Given data:
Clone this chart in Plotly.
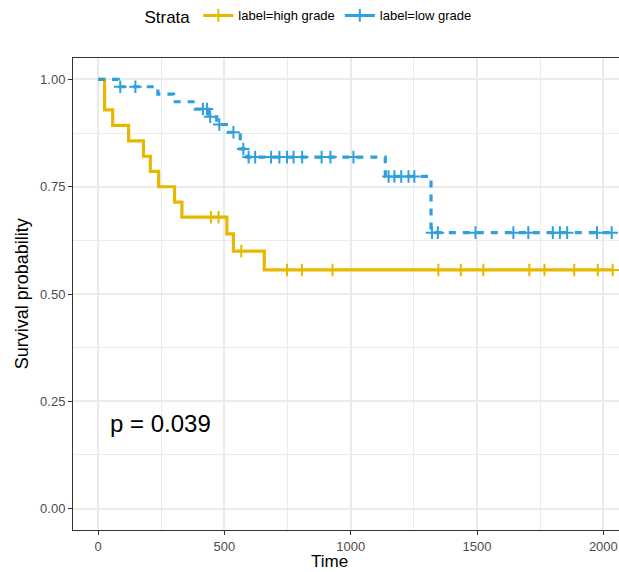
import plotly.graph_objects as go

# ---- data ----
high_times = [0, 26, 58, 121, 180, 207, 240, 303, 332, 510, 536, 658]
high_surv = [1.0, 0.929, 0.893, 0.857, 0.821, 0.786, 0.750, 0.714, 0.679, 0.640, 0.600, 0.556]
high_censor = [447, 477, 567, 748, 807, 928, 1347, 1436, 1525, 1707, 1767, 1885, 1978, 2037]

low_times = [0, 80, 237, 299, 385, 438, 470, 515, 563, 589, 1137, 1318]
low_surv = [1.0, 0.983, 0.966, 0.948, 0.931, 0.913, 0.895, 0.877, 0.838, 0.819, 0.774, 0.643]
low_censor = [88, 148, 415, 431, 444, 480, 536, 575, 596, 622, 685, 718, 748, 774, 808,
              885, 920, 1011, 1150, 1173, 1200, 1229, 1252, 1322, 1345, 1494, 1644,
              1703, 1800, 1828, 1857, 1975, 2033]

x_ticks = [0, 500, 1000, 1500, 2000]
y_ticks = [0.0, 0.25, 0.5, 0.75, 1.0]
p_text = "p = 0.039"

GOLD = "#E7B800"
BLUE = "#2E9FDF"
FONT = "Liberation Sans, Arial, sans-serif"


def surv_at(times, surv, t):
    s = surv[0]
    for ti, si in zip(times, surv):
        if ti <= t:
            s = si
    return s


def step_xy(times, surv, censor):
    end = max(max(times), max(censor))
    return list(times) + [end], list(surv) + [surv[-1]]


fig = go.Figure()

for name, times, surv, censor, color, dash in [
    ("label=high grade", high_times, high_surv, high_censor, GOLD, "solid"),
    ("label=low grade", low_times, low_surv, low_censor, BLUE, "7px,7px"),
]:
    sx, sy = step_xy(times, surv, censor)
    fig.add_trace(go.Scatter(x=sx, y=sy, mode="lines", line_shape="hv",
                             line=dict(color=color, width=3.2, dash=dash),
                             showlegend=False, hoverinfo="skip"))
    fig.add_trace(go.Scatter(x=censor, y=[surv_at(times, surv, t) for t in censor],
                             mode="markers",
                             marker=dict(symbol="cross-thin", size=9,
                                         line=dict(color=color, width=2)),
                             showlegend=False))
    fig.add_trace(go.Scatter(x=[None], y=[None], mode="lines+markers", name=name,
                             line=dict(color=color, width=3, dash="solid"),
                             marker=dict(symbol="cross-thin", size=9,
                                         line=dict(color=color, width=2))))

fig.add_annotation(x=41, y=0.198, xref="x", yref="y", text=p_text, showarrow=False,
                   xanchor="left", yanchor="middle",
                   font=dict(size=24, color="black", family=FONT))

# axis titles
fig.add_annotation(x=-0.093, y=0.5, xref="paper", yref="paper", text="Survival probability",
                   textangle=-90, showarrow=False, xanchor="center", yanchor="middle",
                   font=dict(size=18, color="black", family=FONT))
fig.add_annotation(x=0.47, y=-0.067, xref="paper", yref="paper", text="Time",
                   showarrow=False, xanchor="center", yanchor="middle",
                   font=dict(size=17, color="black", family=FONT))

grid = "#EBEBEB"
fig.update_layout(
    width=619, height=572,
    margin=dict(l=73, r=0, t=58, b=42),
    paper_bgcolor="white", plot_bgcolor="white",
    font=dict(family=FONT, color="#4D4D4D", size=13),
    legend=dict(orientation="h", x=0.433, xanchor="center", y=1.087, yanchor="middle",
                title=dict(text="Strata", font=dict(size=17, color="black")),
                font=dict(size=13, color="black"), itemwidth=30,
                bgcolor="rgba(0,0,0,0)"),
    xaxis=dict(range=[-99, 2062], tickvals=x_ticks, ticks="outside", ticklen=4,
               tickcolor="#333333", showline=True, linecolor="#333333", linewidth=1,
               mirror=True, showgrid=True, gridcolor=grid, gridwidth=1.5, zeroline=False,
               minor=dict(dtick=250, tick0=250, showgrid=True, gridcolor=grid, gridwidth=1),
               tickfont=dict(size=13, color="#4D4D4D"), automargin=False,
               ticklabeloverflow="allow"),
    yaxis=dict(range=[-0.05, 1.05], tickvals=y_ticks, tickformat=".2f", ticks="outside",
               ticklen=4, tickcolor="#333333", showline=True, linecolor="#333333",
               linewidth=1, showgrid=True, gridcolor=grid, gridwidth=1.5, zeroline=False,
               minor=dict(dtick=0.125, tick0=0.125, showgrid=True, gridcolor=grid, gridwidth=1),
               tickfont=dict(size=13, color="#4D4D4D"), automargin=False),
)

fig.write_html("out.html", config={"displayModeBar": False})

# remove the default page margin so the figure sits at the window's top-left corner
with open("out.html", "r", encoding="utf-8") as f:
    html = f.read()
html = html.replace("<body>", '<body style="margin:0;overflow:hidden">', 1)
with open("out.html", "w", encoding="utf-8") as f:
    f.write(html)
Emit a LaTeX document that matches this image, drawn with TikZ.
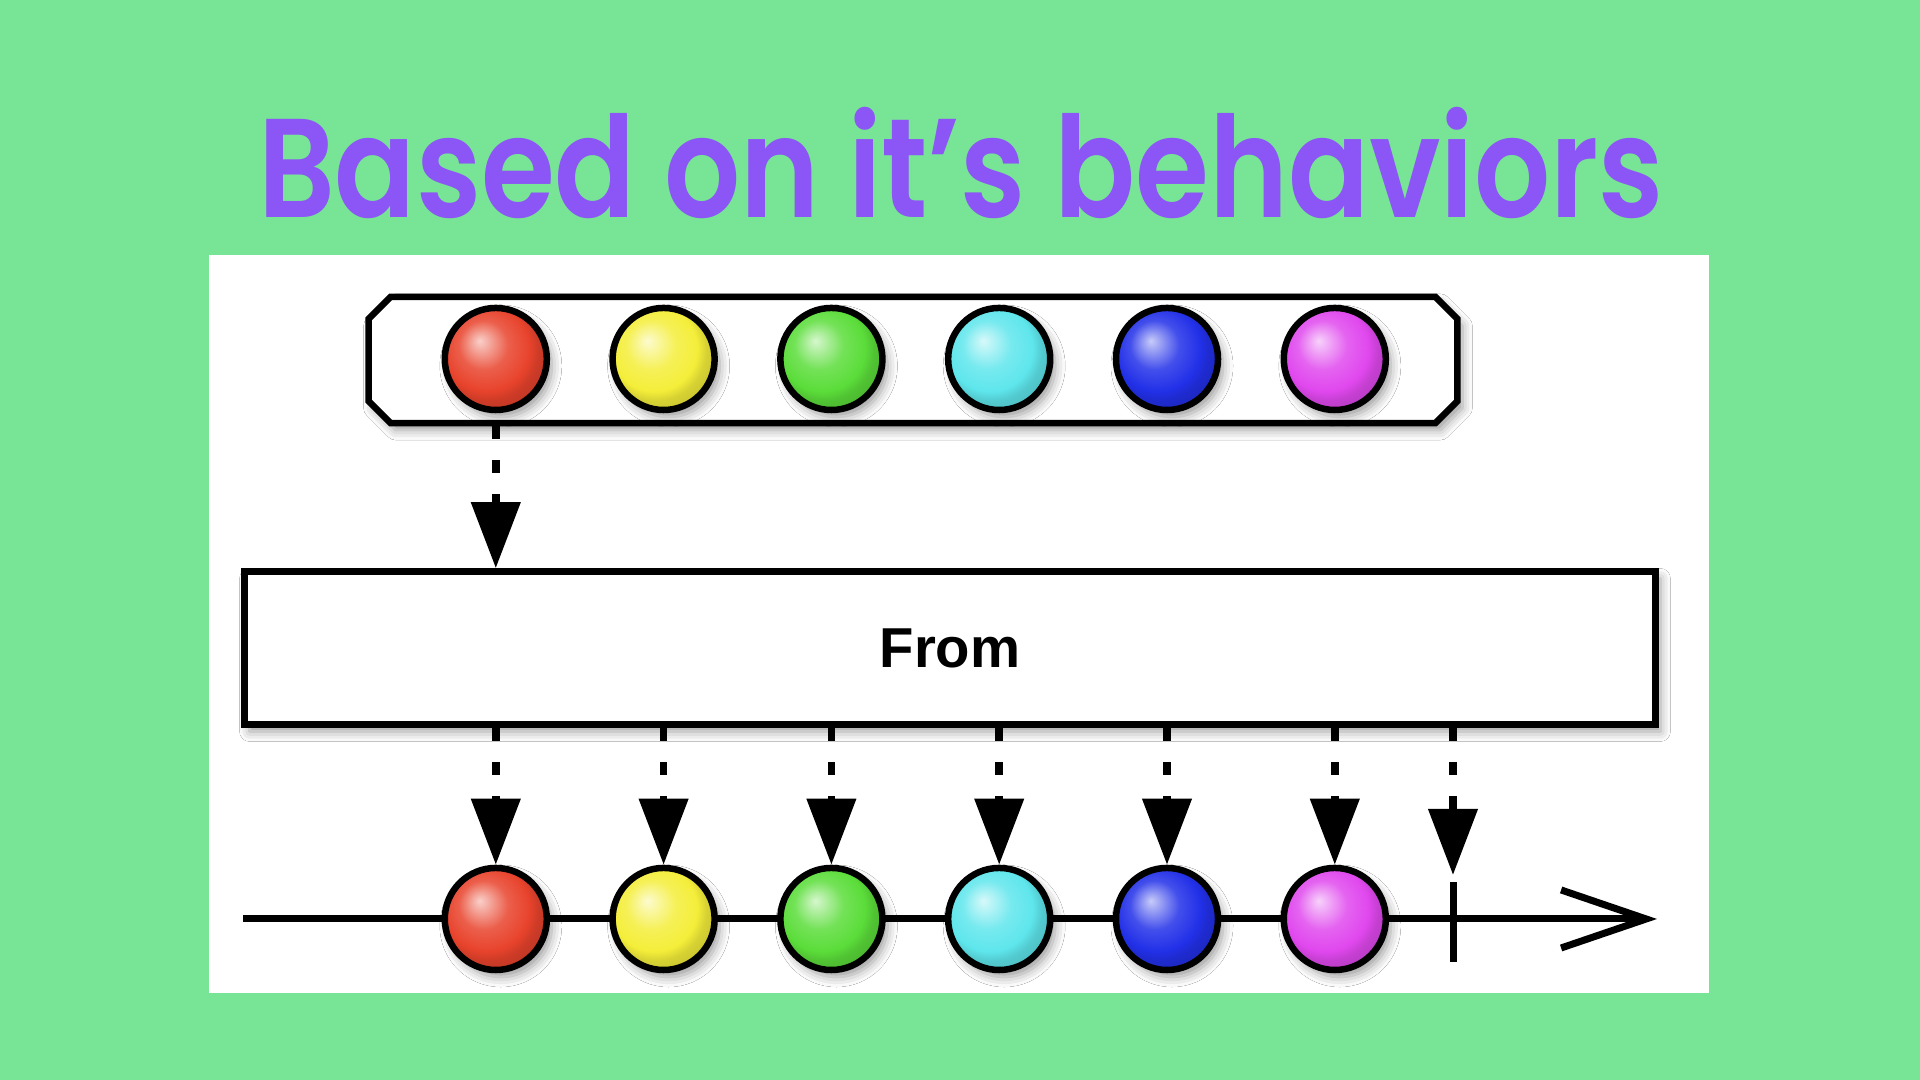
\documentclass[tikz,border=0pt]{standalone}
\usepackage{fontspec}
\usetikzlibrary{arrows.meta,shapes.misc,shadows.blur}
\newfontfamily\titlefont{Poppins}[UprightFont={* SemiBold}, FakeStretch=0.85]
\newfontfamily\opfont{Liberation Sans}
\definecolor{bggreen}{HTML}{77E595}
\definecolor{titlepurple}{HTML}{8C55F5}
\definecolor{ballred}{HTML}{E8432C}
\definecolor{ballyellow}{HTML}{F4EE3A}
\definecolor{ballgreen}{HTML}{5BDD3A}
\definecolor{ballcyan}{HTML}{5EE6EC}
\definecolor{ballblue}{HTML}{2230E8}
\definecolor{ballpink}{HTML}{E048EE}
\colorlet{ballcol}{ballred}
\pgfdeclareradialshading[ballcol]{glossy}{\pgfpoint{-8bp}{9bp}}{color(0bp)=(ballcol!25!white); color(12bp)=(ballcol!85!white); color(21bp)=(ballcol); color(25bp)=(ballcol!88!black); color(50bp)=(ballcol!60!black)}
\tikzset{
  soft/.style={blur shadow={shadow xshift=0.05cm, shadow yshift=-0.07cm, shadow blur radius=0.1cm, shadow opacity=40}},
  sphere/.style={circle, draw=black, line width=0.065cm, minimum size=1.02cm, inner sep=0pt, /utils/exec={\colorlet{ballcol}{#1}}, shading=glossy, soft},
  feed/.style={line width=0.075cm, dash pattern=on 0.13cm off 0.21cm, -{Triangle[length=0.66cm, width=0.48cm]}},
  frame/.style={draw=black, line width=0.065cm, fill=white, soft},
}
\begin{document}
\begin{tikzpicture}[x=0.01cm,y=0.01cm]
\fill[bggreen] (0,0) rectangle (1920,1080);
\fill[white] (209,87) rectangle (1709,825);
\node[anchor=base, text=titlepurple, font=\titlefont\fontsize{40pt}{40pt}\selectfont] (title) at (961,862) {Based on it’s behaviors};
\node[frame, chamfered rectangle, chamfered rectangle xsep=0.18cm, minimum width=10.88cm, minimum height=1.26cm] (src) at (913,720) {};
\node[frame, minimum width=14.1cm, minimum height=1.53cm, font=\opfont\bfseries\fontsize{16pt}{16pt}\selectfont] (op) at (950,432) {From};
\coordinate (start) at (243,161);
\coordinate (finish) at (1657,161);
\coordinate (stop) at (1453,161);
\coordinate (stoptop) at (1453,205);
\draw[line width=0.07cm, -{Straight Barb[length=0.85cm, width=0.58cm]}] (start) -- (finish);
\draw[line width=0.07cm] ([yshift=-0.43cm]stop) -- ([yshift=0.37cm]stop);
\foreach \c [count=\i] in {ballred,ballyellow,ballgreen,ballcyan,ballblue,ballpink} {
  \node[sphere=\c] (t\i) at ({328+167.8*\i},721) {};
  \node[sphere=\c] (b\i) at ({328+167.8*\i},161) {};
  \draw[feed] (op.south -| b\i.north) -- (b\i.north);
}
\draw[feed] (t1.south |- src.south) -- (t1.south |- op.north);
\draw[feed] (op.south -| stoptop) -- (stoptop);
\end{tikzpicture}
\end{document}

---

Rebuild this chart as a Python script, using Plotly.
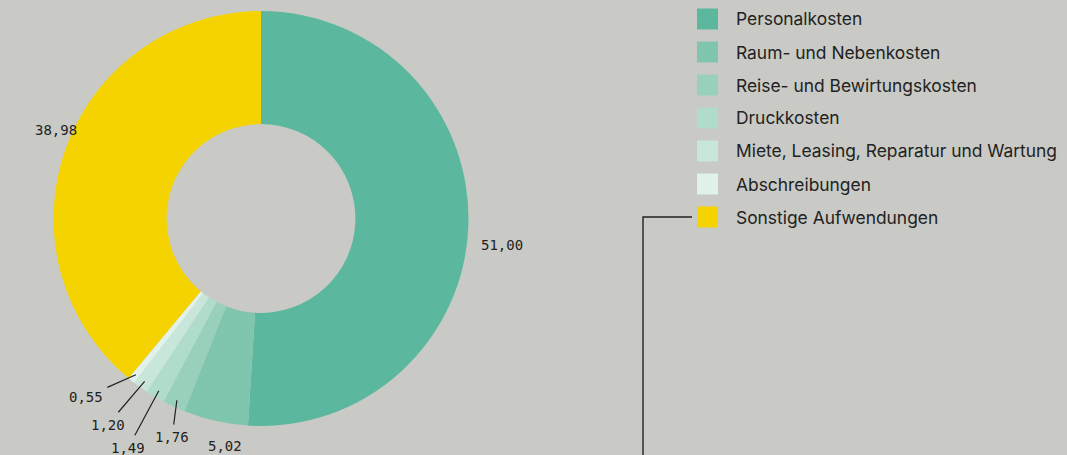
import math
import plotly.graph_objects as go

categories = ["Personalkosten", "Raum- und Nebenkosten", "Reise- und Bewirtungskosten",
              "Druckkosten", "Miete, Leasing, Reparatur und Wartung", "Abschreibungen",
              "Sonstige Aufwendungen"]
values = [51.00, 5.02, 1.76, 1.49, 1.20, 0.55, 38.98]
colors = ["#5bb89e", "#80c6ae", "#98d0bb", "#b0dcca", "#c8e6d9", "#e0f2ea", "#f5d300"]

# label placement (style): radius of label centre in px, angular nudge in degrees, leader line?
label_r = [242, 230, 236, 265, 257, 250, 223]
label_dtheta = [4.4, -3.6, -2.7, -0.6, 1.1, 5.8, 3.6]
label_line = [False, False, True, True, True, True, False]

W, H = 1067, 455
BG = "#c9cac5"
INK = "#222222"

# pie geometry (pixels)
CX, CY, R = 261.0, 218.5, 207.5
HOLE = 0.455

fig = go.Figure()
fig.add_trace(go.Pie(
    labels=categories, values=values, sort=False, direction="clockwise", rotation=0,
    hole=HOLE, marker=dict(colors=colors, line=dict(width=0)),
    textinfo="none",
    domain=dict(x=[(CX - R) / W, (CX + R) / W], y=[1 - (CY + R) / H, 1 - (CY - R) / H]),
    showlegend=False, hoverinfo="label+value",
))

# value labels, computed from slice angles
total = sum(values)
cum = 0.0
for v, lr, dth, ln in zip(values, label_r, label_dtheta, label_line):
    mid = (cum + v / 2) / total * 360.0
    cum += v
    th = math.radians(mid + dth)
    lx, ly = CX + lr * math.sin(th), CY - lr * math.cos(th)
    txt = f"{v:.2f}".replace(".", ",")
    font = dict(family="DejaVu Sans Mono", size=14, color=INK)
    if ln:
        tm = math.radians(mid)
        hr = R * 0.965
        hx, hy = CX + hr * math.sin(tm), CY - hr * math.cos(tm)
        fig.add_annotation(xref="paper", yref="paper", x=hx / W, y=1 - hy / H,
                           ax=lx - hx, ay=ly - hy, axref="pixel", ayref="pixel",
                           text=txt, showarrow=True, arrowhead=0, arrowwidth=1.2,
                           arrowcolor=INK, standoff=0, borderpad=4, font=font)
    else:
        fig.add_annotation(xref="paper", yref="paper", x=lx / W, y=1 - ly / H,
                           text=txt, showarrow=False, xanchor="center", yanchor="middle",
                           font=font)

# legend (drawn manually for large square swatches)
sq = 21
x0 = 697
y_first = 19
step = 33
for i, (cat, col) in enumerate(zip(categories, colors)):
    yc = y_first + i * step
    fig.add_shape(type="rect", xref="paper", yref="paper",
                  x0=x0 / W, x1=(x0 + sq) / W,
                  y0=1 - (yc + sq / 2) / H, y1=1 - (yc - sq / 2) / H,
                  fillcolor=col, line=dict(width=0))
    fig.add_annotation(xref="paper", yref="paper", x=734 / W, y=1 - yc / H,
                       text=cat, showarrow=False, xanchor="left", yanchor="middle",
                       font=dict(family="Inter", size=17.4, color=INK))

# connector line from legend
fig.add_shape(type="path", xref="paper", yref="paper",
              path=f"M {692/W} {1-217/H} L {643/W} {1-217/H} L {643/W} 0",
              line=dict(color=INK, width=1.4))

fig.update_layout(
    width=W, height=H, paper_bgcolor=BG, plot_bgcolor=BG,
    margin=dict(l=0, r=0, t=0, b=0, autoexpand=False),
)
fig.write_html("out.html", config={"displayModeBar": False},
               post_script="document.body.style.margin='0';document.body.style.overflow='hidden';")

---

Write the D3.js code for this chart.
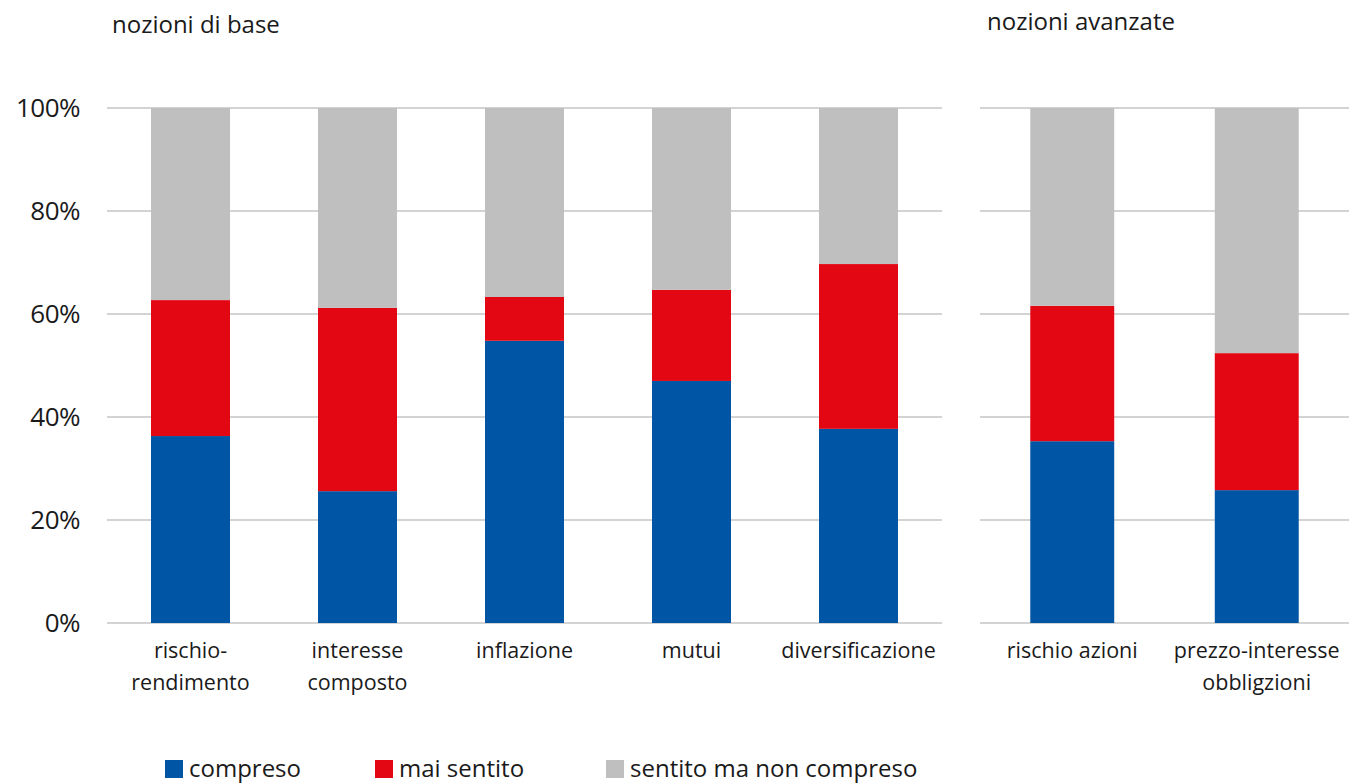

The task:
Do not copy any pictures. Retype exactly the stretch from the line with "Clone this chart in Plotly." through the line with "1885, 1978, 2037]".

Worked answer:
Clone this chart in Plotly.
import plotly.graph_objects as go

# ---- data ----
high_times = [0, 26, 58, 121, 180, 207, 240, 303, 332, 510, 536, 658]
high_surv = [1.0, 0.929, 0.893, 0.857, 0.821, 0.786, 0.750, 0.714, 0.679, 0.640, 0.600, 0.556]
high_censor = [447, 477, 567, 748, 807, 928, 1347, 1436, 1525, 1707, 1767, 1885, 1978, 2037]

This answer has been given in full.